Sadly, investors have become somewhat inured to corporate misbehavior. Trials of two high-profile executives, Frank Quattrone, a former investment banker of Credit Suisse First Boston, and Tyco International's former chief executive, L. Dennis Kozlowski, began in Manhattan last week. That's only the latest news on a string of misdeeds at the highest levels of business.
Fortunately, mutual-fund scandals are rare. Fund managers almost never get charged with cooking the books or with embezzlement, points out Tamar Frankel, a Boston University Law School expert. And they are sensitive to investors. They know their customers can quickly turn in their shares for cash if disenchanted. Should enough do so, managers get a pay cut or go out of business.
Mutual-fund managers do get criticized, or worse, for the fees and expenses charged their investors, or for advertising that exaggerates performance. "But I don't see an Enron," says Professor Frankel.
Mr. Spitzer's charges are, nonetheless, serious. "The mutual-fund industry operates on a double standard," the attorney general stated. "Certain companies and individuals have been given the opportunity to manipulate the system. They make illegal after-hours trades and improperly exploit market swings in ways that harm ordinary long-term investors."
He announced Sept. 3 a $40 million settlement agreement with Canary Capital Partners - a multimillion-dollar hedge fund, two Canary-related entities, and Edward Stern, the managing principal of these entities. Canary Capital, which admitted no wrongdoing, was charged with obtaining special trading opportunities with leading mutual fund companies, including Bank of America's Nations Funds, Banc One, Janus, and Strong.
Janus last week indicated it has ended relationships with 12 different clients, which allowed them to conduct rapid-fire trading. Not all did, though.
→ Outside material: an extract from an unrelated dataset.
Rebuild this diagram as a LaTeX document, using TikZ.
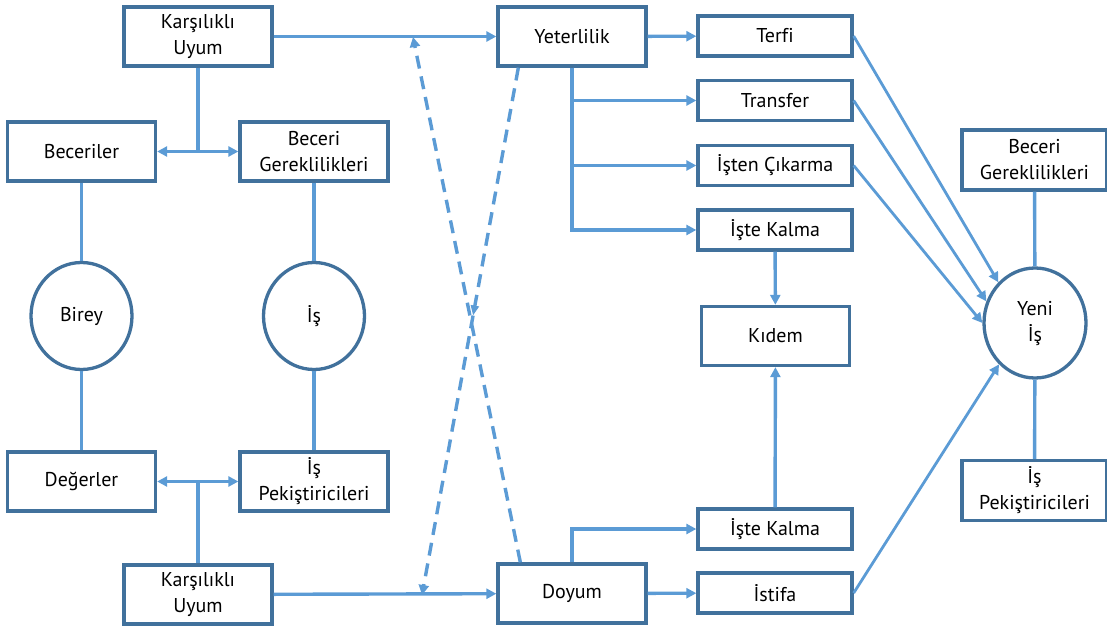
\documentclass[tikz,border=0pt]{standalone}
\usepackage{fontspec}
\setmainfont[Ligatures=CommonOff]{PT Sans}
\usetikzlibrary{arrows.meta,shapes.geometric,calc,decorations.markings}
\definecolor{kutumavi}{HTML}{41719C}
\definecolor{okmavi}{HTML}{5B9BD5}
\tikzset{
	kutu/.style={draw=kutumavi, line width=3.3pt, fill=white, align=center, inner sep=0pt, font=\fontsize{20}{26}\selectfont},
	genis/.style={kutu, minimum width=148pt, minimum height=59pt},
	dar/.style={kutu, minimum width=154pt, minimum height=40pt},
	yuvarlak/.style={kutu, ellipse, minimum width=101pt, minimum height=107pt},
	bag/.style={draw=okmavi, line width=3.4pt},
	ok/.style={bag, -{Triangle[length=10pt,width=10pt]}},
	ciftok/.style={bag, {Triangle[length=10pt,width=10pt]}-{Triangle[length=10pt,width=10pt]}},
	ince/.style={draw=okmavi, line width=2.8pt, -{Triangle[length=10pt,width=10pt]}},
	kesik/.style={ok, dash pattern=on 13pt off 8pt}
}

\begin{document}
\begin{tikzpicture}[x=1pt,y=-1pt]
	\useasboundingbox (0,0) rectangle (1107,628);
	
	% sol taraf
	\node[genis] (kuust) at (198,36.5) {Karşılıklı\\Uyum};
	\node[genis] (beceriler) at (81.5,151.5) {Beceriler};
	\node[genis] (bgsol) at (314,151.5) {Beceri\\Gereklilikleri};
	\node[yuvarlak] (birey) at (81.5,316) {Birey};
	\node[yuvarlak] (is) at (314,316) {İş};
	\node[genis] (degerler) at (81.5,481.5) {Değerler};
	\node[genis] (ipsol) at (314,481.5) {İş\\Pekiştiricileri};
	\node[genis] (kualt) at (198,594.5) {Karşılıklı\\Uyum};
	
	% orta
	\node[genis] (yeterlilik) at (572,36.5) {Yeterlilik};
	\node[genis] (doyum) at (572,593.5) {Doyum};
	\node[dar] (terfi) at (775,36) {Terfi};
	\node[dar] (transfer) at (775,100.5) {Transfer};
	\node[dar] (isten) at (775,165.5) {İşten Çıkarma};
	\node[dar] (kalmaust) at (775,230) {İşte Kalma};
	\node[genis] (kidem) at (775.5,336) {Kıdem};
	\node[dar] (kalmaalt) at (775,529) {İşte Kalma};
	\node[dar] (istifa) at (775,593) {İstifa};
	
	% sag taraf
	\node[kutu, minimum width=145pt, minimum height=60pt] (bgsag) at (1034.5,160) {Beceri\\Gereklilikleri};
	\node[yuvarlak, minimum width=102pt, minimum height=110pt] (yeni) at (1035,323) {Yeni\\İş};
	\node[kutu, minimum width=145pt, minimum height=60pt] (ipsag) at (1034.5,490.5) {İş\\Pekiştiricileri};
	
	\draw[ciftok] (beceriler) -- (bgsol);
	\draw[bag] (kuust) -- (kuust |- beceriler);
	\draw[ciftok] (degerler) -- (ipsol);
	\draw[bag] (kualt) -- (kualt |- degerler);
	\draw[bag] (beceriler) -- (birey);
	\draw[bag] (birey) -- (degerler);
	\draw[bag] (bgsol) -- (is);
	\draw[bag] (is) -- (ipsol);
	
	\draw[ok] (kuust) -- (yeterlilik);
	\draw[ok] (kualt) -- (doyum);
	
	\coordinate (ustuc) at (413,37);
	\coordinate (altuc) at (422,595);
	\draw[kesik, postaction={decorate}, decoration={markings, mark=at position 0.47 with {\arrow[okmavi]{Triangle[length=10pt,width=8pt]}}}] ($(yeterlilik.south west)+(22,0)$) -- (altuc);
	\draw[kesik] ($(doyum.north west)+(24,0)$) -- (ustuc);
	
	\draw[ok] (yeterlilik) -- (terfi);
	\draw[ok] (yeterlilik.south) |- (transfer);
	\draw[ok] (yeterlilik.south) |- (isten);
	\draw[ok] (yeterlilik.south) |- (kalmaust);
	\draw[ok] (kalmaust) -- (kidem);
	\draw[ok] (doyum.north) |- (kalmaalt);
	\draw[ok] (kalmaalt) -- (kidem);
	\draw[ok] (doyum) -- (istifa);
	
	\draw[ince] (terfi.east) -- (yeni.132);
	\draw[ince] (transfer.east) -- (yeni.156);
	\draw[ince] (isten.east) -- (yeni.180);
	\draw[ince] (istifa.east) -- (yeni.229);
	\draw[bag] (bgsag) -- (yeni);
	\draw[bag] (yeni) -- (ipsag);
\end{tikzpicture}
\end{document}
Spitzer's office says investigations are "ongoing." The SEC says it has sent "detailed information requests" to 80 of the nation's largest mutual-fund complexes, to prime brokerage firms, transfer agents, and large broker-dealers. So possibly more funds will face charges of "late trading" and "market timing."
"Late trading" involves the purchase of mutual-fund shares at the 4 p.m. closing price after the market has closed. Normally, transactions received after 4 p.m. are priced at the next trading day's 4 p.m. closing price. But the kind of "late trading" alleged by Spitzer allows a few favored investors to take advantage of events after the market close and still pay that day's 4 p.m. price. Spitzer likens it to allowing betting on a horse race after the horses have crossed the finish line.